WRITTEN EXERCISE: Return all lines with the word "chart" in them.

++++++

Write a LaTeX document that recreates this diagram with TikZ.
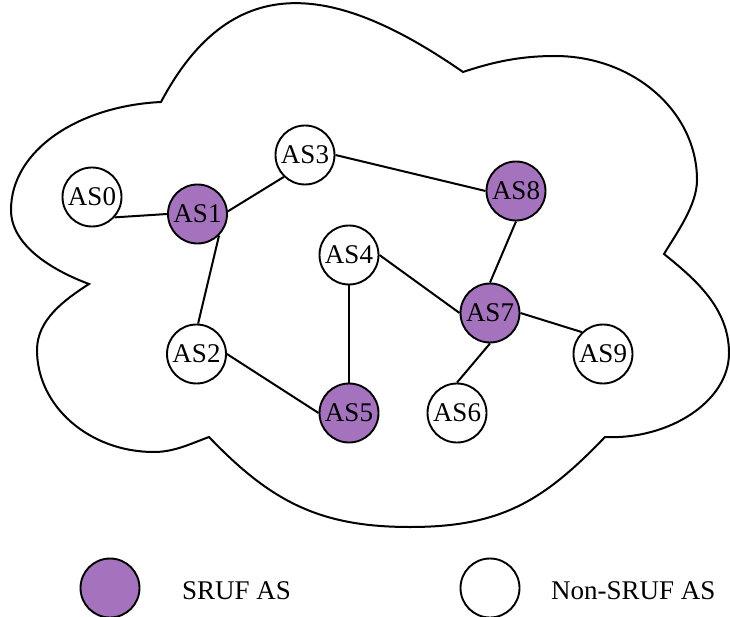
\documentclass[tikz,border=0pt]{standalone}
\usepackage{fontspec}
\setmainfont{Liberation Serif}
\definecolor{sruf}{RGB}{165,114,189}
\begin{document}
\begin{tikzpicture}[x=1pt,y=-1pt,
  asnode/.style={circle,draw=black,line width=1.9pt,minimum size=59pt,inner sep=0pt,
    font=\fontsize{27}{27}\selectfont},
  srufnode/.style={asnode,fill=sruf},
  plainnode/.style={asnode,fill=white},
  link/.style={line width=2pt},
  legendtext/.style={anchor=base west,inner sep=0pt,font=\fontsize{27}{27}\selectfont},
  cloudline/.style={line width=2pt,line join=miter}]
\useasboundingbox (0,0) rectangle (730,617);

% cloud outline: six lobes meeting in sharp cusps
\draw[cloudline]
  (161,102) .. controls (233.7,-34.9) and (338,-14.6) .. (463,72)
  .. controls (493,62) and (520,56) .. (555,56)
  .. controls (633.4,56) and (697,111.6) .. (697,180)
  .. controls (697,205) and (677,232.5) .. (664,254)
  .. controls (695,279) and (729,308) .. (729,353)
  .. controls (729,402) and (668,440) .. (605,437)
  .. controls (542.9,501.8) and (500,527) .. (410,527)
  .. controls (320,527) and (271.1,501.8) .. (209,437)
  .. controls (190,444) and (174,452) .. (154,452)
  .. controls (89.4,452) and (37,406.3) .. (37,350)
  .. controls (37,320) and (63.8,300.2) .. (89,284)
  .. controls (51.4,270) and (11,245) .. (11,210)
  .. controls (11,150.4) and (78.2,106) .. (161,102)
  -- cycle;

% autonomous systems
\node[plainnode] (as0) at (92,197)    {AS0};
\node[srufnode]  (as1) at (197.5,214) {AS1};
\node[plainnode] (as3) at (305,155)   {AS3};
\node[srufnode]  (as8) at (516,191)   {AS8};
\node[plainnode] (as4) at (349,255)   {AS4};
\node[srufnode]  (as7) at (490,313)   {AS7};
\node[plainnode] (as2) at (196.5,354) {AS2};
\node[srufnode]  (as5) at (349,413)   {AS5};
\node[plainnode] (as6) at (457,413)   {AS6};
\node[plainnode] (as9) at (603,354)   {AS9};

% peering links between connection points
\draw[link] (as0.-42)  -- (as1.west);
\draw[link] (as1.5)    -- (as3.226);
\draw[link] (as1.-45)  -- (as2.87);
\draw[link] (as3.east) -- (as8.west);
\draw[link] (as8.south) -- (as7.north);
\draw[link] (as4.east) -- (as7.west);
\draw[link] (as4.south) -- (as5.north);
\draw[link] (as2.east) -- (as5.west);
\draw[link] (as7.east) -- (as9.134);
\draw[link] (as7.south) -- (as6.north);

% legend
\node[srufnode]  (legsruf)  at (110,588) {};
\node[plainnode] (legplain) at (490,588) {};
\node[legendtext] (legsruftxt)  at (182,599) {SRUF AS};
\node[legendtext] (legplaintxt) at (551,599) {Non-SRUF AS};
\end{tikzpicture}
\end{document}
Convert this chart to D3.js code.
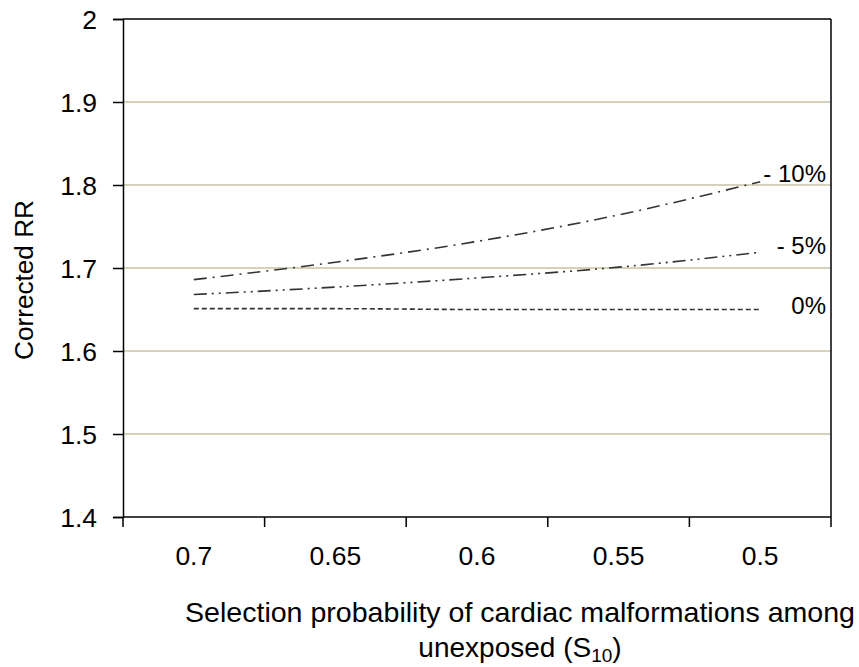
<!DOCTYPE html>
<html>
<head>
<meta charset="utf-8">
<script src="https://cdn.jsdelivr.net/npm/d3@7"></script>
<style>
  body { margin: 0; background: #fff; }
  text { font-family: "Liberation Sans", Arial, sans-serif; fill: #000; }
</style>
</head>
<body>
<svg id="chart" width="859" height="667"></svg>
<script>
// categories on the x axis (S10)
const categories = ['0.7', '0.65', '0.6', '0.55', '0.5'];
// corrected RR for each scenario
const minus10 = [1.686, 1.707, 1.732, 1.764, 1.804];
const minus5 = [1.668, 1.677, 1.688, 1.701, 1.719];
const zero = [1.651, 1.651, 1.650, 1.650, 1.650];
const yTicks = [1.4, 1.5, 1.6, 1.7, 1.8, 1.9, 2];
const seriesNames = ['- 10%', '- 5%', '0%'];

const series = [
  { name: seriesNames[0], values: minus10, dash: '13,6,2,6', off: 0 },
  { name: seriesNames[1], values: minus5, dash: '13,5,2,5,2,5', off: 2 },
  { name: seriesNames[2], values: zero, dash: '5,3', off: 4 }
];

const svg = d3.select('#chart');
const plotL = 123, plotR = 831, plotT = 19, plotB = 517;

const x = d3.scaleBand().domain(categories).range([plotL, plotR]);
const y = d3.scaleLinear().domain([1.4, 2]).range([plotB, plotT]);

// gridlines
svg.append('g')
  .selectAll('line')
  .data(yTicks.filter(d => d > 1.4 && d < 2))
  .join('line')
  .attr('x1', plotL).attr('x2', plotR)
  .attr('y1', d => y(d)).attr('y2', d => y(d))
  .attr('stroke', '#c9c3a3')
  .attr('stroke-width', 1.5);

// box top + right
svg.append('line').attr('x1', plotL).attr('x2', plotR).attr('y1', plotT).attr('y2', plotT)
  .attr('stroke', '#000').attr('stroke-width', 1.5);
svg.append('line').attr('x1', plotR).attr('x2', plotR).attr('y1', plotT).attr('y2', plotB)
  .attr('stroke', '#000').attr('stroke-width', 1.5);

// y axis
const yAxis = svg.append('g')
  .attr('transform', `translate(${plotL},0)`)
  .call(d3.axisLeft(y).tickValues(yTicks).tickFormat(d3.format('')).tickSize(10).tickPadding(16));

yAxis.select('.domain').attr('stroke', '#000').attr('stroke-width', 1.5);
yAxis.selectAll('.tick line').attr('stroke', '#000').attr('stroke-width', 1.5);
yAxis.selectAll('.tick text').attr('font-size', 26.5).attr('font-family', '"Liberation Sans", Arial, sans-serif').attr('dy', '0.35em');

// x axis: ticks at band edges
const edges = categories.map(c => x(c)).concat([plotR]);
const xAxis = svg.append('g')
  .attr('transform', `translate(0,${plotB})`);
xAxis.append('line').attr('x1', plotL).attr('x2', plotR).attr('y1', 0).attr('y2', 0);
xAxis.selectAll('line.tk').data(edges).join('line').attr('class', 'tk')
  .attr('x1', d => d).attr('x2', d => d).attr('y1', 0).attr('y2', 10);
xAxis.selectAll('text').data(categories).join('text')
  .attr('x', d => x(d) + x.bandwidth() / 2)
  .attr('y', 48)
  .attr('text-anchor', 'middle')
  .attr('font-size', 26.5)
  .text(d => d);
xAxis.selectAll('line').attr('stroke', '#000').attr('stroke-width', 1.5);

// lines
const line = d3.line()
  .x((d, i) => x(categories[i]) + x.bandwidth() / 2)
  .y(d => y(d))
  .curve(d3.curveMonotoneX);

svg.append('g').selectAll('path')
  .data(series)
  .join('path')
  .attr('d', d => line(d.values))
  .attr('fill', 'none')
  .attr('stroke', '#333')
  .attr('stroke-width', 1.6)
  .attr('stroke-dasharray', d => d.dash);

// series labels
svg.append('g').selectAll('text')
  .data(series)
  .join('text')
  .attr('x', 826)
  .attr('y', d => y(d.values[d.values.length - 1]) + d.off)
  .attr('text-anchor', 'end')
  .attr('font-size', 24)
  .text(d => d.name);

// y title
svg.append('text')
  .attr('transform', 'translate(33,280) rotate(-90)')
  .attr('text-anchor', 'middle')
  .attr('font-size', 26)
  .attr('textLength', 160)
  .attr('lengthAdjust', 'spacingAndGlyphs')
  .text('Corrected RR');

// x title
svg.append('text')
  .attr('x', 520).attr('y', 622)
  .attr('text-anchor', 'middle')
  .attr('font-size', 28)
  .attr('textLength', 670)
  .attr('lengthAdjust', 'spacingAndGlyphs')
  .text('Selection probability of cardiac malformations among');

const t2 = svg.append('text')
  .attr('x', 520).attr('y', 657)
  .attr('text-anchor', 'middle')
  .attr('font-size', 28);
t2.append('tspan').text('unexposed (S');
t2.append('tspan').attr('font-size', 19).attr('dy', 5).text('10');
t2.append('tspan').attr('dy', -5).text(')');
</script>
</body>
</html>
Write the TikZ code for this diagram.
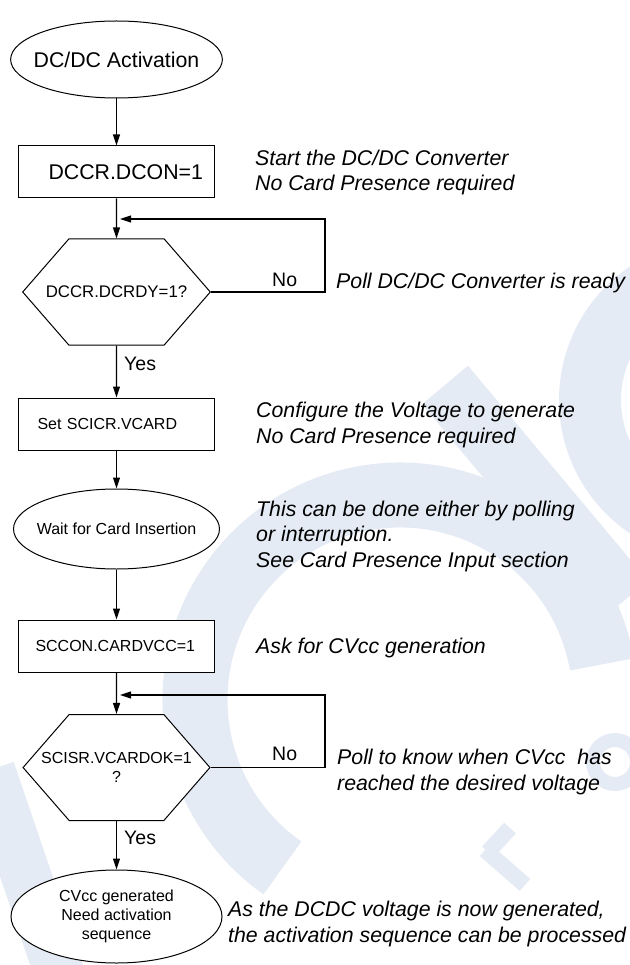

++++++

CORRECT OUTPUT:
Convert this chart to D3.js code.
<svg id="chart" width="859" height="667"></svg>
const svg = d3.select('#chart');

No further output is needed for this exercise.